Initialization-free distributed algorithms for optimal resource allocation with feasibility constraints and application to economic dispatch of power systems

Abstract

In this paper, the distributed resource allocation optimization problem is investigated. The allocation decisions are made to minimize the sum of all the agents’ local objective functions while satisfying both the global network resource constraint and the local allocation feasibility constraints. Here the data corresponding to each agent in this separable optimization problem, such as the network resources, the local allocation feasibility constraint, and the local objective function, is only accessible to individual agent and cannot be shared with others, which renders new challenges in this distributed optimization problem. Based on either projection or differentiated projection, two classes of continuous-time algorithms are proposed to solve this distributed optimization problem in an initialization-free and scalable manner.
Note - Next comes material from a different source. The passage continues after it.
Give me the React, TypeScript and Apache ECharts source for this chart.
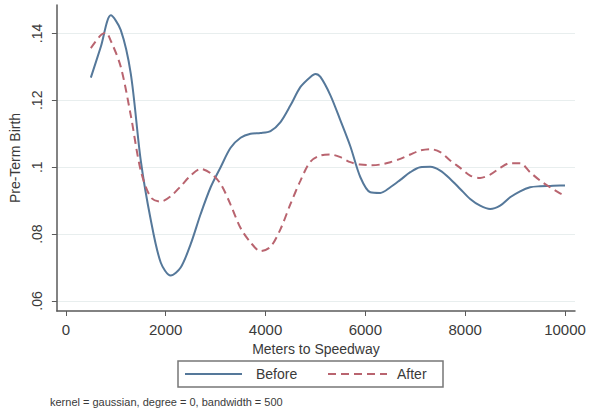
import React, { useEffect, useRef } from "react";
import * as echarts from "echarts";

const xTicks = [0, 2000, 4000, 6000, 8000, 10000];
const yTicks = [0.06, 0.08, 0.1, 0.12, 0.14];

const beforeMeters = [500, 700, 900, 1100, 1300, 1500, 1700, 1900, 2100, 2300, 2500, 2700, 2900, 3100, 3300, 3500, 3700, 3900, 4100, 4300, 4500, 4700, 4900, 5000, 5100, 5300, 5500, 5700, 5900, 6100, 6300, 6500, 6700, 6900, 7100, 7300, 7500, 7700, 7900, 8100, 8300, 8500, 8700, 8900, 9100, 9300, 9500, 9700, 9900, 10000];
const beforeValues = [0.1268, 0.136, 0.1454, 0.141, 0.128, 0.102, 0.0843, 0.0715, 0.0676, 0.07, 0.077, 0.086, 0.094, 0.1, 0.1058, 0.1088, 0.11, 0.1102, 0.1108, 0.1135, 0.1185, 0.124, 0.127, 0.1279, 0.127, 0.1215, 0.114, 0.1062, 0.097, 0.0925, 0.0923, 0.094, 0.0962, 0.0985, 0.1, 0.1001, 0.099, 0.0965, 0.0935, 0.0905, 0.0885, 0.0875, 0.0885, 0.091, 0.0928, 0.094, 0.0943, 0.0944, 0.0945, 0.0945];

const afterMeters = [500, 700, 800, 900, 1100, 1300, 1500, 1700, 1900, 2100, 2300, 2500, 2700, 2900, 3100, 3300, 3500, 3700, 3900, 4100, 4300, 4500, 4700, 4900, 5100, 5300, 5500, 5700, 5900, 6100, 6300, 6500, 6700, 6900, 7100, 7300, 7500, 7700, 7900, 8100, 8300, 8500, 8700, 8900, 9100, 9300, 9500, 9700, 9900, 10000];
const afterValues = [0.1356, 0.1395, 0.1402, 0.1378, 0.13, 0.1155, 0.099, 0.091, 0.0897, 0.0913, 0.0943, 0.0975, 0.0995, 0.0982, 0.095, 0.0888, 0.0818, 0.0775, 0.0749, 0.0762, 0.0815, 0.089, 0.096, 0.1017, 0.1035, 0.1038, 0.103, 0.1015, 0.1008, 0.1006, 0.1008, 0.1015, 0.1025, 0.1038, 0.105, 0.1054, 0.1045, 0.102, 0.0998, 0.0975, 0.0968, 0.0978, 0.0998, 0.1012, 0.1012, 0.0985, 0.096, 0.094, 0.0922, 0.0915];

const seriesNames = ["Before", "After"];
const xTitle = "Meters to Speedway";
const yTitle = "Pre-Term Birth";
const note = "kernel = gaussian, degree = 0, bandwidth = 500";

const FONT = "'Liberation Sans', Arial, sans-serif";
const TEXT = "#3a3a3a";
const AXIS = "#5a5a5a";
const BLUE = "#55789a";
const RED = "#b9646f";

export default function App() {
  const ref = useRef<HTMLDivElement>(null);
  useEffect(() => {
    if (!ref.current) return;
    const chart = echarts.init(ref.current, undefined, { renderer: "svg" });
    const fmtY = (v: number) => {
      let s = v.toFixed(2).replace(/^0/, "");
      if (s.endsWith("0")) s = s.slice(0, -1);
      return s;
    };
    chart.setOption({
      animation: false,
      backgroundColor: "#ffffff",
      textStyle: { fontFamily: FONT },
      grid: { left: 48, right: 16, top: 5, bottom: 106 },
      xAxis: {
        type: "value",
        min: -180,
        max: 10200,
        name: xTitle,
        nameLocation: "middle",
        nameGap: 26,
        nameTextStyle: { fontSize: 14, color: TEXT, fontFamily: FONT },
        axisLine: { show: true, onZero: false, lineStyle: { color: AXIS, width: 1.5 } },
        axisTick: { show: true, length: 5, customValues: xTicks, lineStyle: { color: AXIS } },
        axisLabel: { customValues: xTicks, fontSize: 15, color: TEXT, margin: 11, fontFamily: FONT, formatter: (v: number) => String(v) },
        splitLine: { show: false },
      },
      yAxis: {
        type: "value",
        min: 0.057,
        max: 0.1485,
        name: yTitle,
        nameLocation: "middle",
        nameGap: 34,
        nameTextStyle: { fontSize: 14, color: TEXT, fontFamily: FONT },
        axisLine: { show: true, onZero: false, lineStyle: { color: AXIS, width: 1.5 } },
        axisTick: { show: true, length: 5, customValues: yTicks, lineStyle: { color: AXIS } },
        axisLabel: { customValues: yTicks, rotate: 90, fontSize: 14, color: TEXT, margin: 13, formatter: fmtY, fontFamily: FONT },
        splitLine: { show: true, lineStyle: { color: "#e8eeee", width: 1 } },
      },
      graphic: [
        {
          type: "rect",
          shape: { x: 178, y: 361, width: 265, height: 26 },
          style: { fill: "#fff", stroke: "#777", lineWidth: 1.5 },
        },
        {
          type: "line",
          shape: { x1: 185, y1: 374, x2: 242, y2: 374 },
          style: { stroke: BLUE, lineWidth: 2 },
        },
        {
          type: "text",
          x: 256,
          y: 374,
          style: { text: seriesNames[0], fontSize: 14, fill: TEXT, fontFamily: FONT, verticalAlign: "middle" },
        },
        {
          type: "line",
          shape: { x1: 328, y1: 374, x2: 387, y2: 374 },
          style: { stroke: RED, lineWidth: 2, lineDash: [8, 5] },
        },
        {
          type: "text",
          x: 397,
          y: 374,
          style: { text: seriesNames[1], fontSize: 14, fill: TEXT, fontFamily: FONT, verticalAlign: "middle" },
        },
        {
          type: "text",
          left: 50,
          top: 396,
          style: { text: note, fontSize: 11, fill: TEXT, fontFamily: FONT },
        },
      ],
      series: [
        {
          name: seriesNames[0],
          type: "line",
          data: beforeMeters.map((m, i) => [m, beforeValues[i]]),
          showSymbol: false,
          symbol: "none",
          smooth: 0.3,
          lineStyle: { color: BLUE, width: 2 },
          itemStyle: { color: BLUE },
        },
        {
          name: seriesNames[1],
          type: "line",
          data: afterMeters.map((m, i) => [m, afterValues[i]]),
          showSymbol: false,
          symbol: "none",
          smooth: 0.3,
          lineStyle: { color: RED, width: 2, type: [8, 5] },
          itemStyle: { color: RED },
        },
      ],
    });
    return () => chart.dispose();
  }, []);
  return (
    <div
      ref={ref}
      style={{ position: "fixed", left: 0, top: 0, width: 591, height: 417, background: "#fff" }}
    />
  );
}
Thus, no re-initialization is required even if the operation environment or network configuration is changed, making it possible to achieve a “plug-and-play” optimal operation of networked heterogeneous agents. The algorithm convergence is guaranteed for strictly convex objective functions, and the exponential convergence is proved for strongly convex functions without local constraints. Then the proposed algorithm is applied to the distributed economic dispatch problem in power grids, to demonstrate how it can achieve the global optimum in a scalable way, even when the generation cost, or system load, or network configuration, is changing.